Et pour­tant, elle aus­si s’an­nonce avec les fra­cas des explo­sions, les cré­pi­te­ments des mitraillettes, l’é­cla­te­ment de la haine et du génocide.

Tant de pro­messes, de déma­go­gie, de « je vous ai com­pris », d’illu­sions et de men­songes per­pé­tués, tant d’am­bi­tions, de chan­tages et de jeux de poker ont réus­si à pla­cer une bonne par­tie de la popu­la­tion en Algé­rie dans une impasse de déses­poir, dans un cli­mat de folie col­lec­tive. Et si l’on ajoute à ce tableau cette recherche de la vio­lence, du racisme, de la haine comme ins­tru­ment de lutte des deux côtés – l’en­semble repré­sente un vrai cauchemar…
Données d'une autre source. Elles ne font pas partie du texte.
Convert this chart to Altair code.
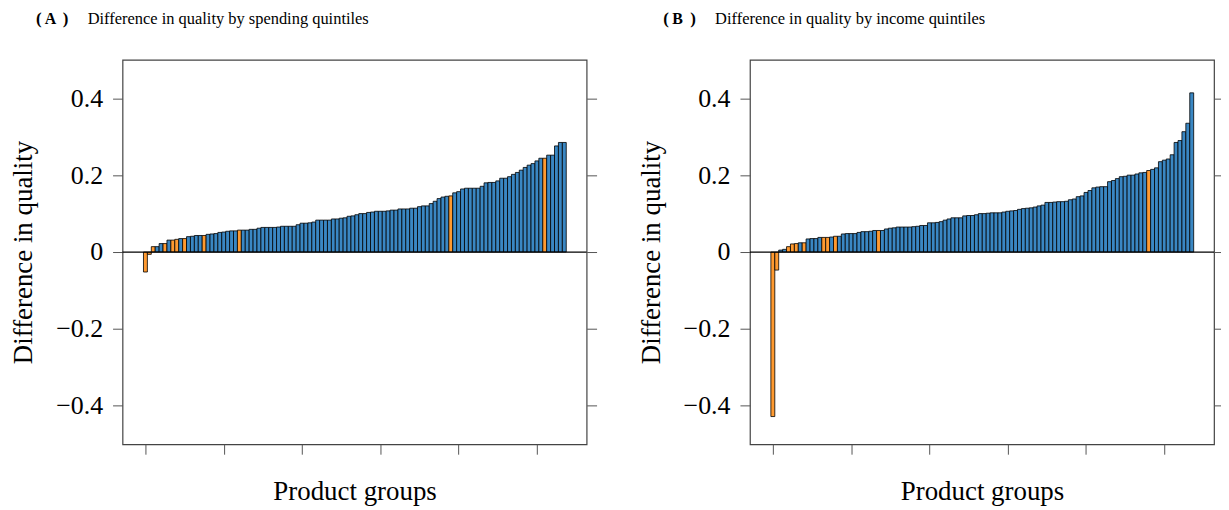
import altair as alt
import pandas as pd

# ---------------- data ----------------
spend_values = [
    -0.052, -0.006, 0.014, 0.014, 0.022, 0.022, 0.031, 0.031, 0.033, 0.035,
    0.035, 0.040, 0.041, 0.043, 0.043, 0.043, 0.046, 0.047, 0.048, 0.051,
    0.052, 0.054, 0.055, 0.055, 0.057, 0.057, 0.057, 0.059, 0.059, 0.062,
    0.064, 0.064, 0.064, 0.064, 0.065, 0.067, 0.067, 0.067, 0.067, 0.071,
    0.075, 0.075, 0.076, 0.078, 0.083, 0.083, 0.083, 0.083, 0.086, 0.086,
    0.088, 0.089, 0.093, 0.094, 0.097, 0.100, 0.100, 0.103, 0.104, 0.106,
    0.106, 0.106, 0.107, 0.109, 0.109, 0.112, 0.112, 0.112, 0.114, 0.114,
    0.118, 0.120, 0.120, 0.126, 0.132, 0.139, 0.143, 0.145, 0.146, 0.154,
    0.157, 0.164, 0.166, 0.166, 0.166, 0.166, 0.171, 0.180, 0.181, 0.181,
    0.185, 0.192, 0.192, 0.196, 0.202, 0.207, 0.213, 0.220, 0.226, 0.230,
    0.237, 0.244, 0.244, 0.252, 0.252, 0.276, 0.285, 0.285,
]
spend_orange = [0, 1, 2, 5, 7, 8, 10, 15, 24, 78, 102]

income_values = [
    -0.428, -0.047, 0.005, 0.007, 0.014, 0.021, 0.022, 0.024, 0.024, 0.034,
    0.035, 0.035, 0.038, 0.038, 0.038, 0.039, 0.041, 0.041, 0.047, 0.048,
    0.048, 0.048, 0.051, 0.053, 0.053, 0.054, 0.056, 0.056, 0.056, 0.060,
    0.062, 0.063, 0.065, 0.065, 0.065, 0.065, 0.066, 0.067, 0.069, 0.069,
    0.076, 0.076, 0.077, 0.079, 0.083, 0.086, 0.089, 0.089, 0.089, 0.094,
    0.095, 0.095, 0.097, 0.100, 0.100, 0.101, 0.102, 0.102, 0.102, 0.104,
    0.106, 0.107, 0.108, 0.111, 0.113, 0.114, 0.115, 0.117, 0.120, 0.122,
    0.129, 0.129, 0.130, 0.131, 0.131, 0.132, 0.136, 0.138, 0.144, 0.146,
    0.155, 0.160, 0.167, 0.169, 0.170, 0.170, 0.183, 0.186, 0.191, 0.196,
    0.197, 0.200, 0.200, 0.203, 0.206, 0.207, 0.212, 0.215, 0.219, 0.235,
    0.239, 0.242, 0.253, 0.285, 0.290, 0.313, 0.335, 0.414,
]
income_orange = [0, 1, 4, 5, 6, 8, 13, 14, 16, 27, 96]

panel_letters = ["A", "B"]
panel_titles = [
    "Difference in quality by spending quintiles",
    "Difference in quality by income quintiles",
]
y_ticks = [-0.4, -0.2, 0, 0.2, 0.4]
x_ticks = [0, 20, 40, 60, 80, 100]

# ---------------- styling ----------------
FONT = "Liberation Serif"
BLUE = "#3a87c3"
ORANGE = "#ff9a30"
TICK = "#555555"

x_scale = alt.Scale(domain=[-5.85, 112.7], nice=False, zero=False)
y_scale = alt.Scale(domain=[-0.5, 0.5], nice=False, zero=False)
label_expr = "datum.value == 0 ? '0' : replace(format(datum.value, '.1f'), '-', '\u2212')"


def panel(values, orange, letter, title):
    df = pd.DataFrame({
        "idx": list(range(len(values))),
        "value": values,
        "group": ["orange" if i in orange else "blue" for i in range(len(values))],
    })
    bars = alt.Chart(df).transform_calculate(
        x0="datum.idx - 0.5", x1="datum.idx + 0.5"
    ).mark_bar(stroke="black", strokeWidth=0.8).encode(
        x=alt.X("x0:Q", scale=x_scale, axis=alt.Axis(
            values=x_ticks, labels=False, tickSize=10, tickColor=TICK,
            domain=False, grid=False, title="Product groups",
            titleFont=FONT, titleFontSize=27, titleFontWeight="normal",
            titleColor="black", titlePadding=24)),
        x2="x1:Q",
        y=alt.Y("value:Q", scale=y_scale, axis=alt.Axis(
            orient="left", values=y_ticks, labelExpr=label_expr,
            tickSize=10, tickColor=TICK, domain=False, grid=False,
            labelFont=FONT, labelFontSize=26, labelColor="black", labelPadding=10,
            title="Difference in quality", titleFont=FONT, titleFontSize=27,
            titleFontWeight="normal", titleColor="black", titlePadding=18)),
        y2=alt.datum(0),
        color=alt.Color("group:N", scale=alt.Scale(domain=["blue", "orange"],
                                                  range=[BLUE, ORANGE]), legend=None),
    )
    zero = alt.Chart(pd.DataFrame({"zero": [0]})).mark_rule(
        color="black", strokeWidth=1.3
    ).encode(
        y=alt.Y("zero:Q", scale=y_scale, axis=alt.Axis(
            orient="right", values=y_ticks, labels=False, tickSize=10,
            tickColor=TICK, domain=False, grid=False, title=None)),
    )
    one = pd.DataFrame({"t": [letter]})
    lp = alt.Chart(one).mark_text(font=FONT, fontSize=17, fontWeight="bold",
                                  align="left", baseline="alphabetic").encode(
        x=alt.value(-87), y=alt.value(-36), text=alt.value("("))
    la = alt.Chart(one).mark_text(font=FONT, fontSize=16, fontWeight="bold",
                                  align="left", baseline="alphabetic").encode(
        x=alt.value(-78), y=alt.value(-36), text="t:N")
    rp = alt.Chart(one).mark_text(font=FONT, fontSize=17, fontWeight="bold",
                                  align="left", baseline="alphabetic").encode(
        x=alt.value(-60), y=alt.value(-36), text=alt.value(")"))
    tt = alt.Chart(pd.DataFrame({"t": [title]})).mark_text(
        font=FONT, fontSize=16.5, align="left", baseline="alphabetic", color="black"
    ).encode(x=alt.value(-35), y=alt.value(-36), text="t:N")
    return alt.layer(bars, zero, lp, la, rp, tt).resolve_axis(y="independent").properties(
        width=466, height=386)


left = panel(spend_values, spend_orange, panel_letters[0], panel_titles[0])
right = panel(income_values, income_orange, panel_letters[1], panel_titles[1])

chart = alt.hconcat(left, right, spacing=38).properties(
    padding={"left": 1, "top": 0, "right": -5, "bottom": 0}
).configure_view(stroke="#444444", strokeWidth=1.2)

chart.save("out.html", embed_options={"renderer": "svg", "actions": False})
La réa­li­té est là : une domi­na­tion colo­nia­liste s’a­chève dans le sang et dans la dou­leur. Pou­vait-il en être autre­ment ? Pour les moyens, peut-être ; mais le but ne pou­vait être autre, l’in­dé­pen­dance natio­nale était trop for­te­ment dési­rée pour être ajour­née jus­qu’à l’infini.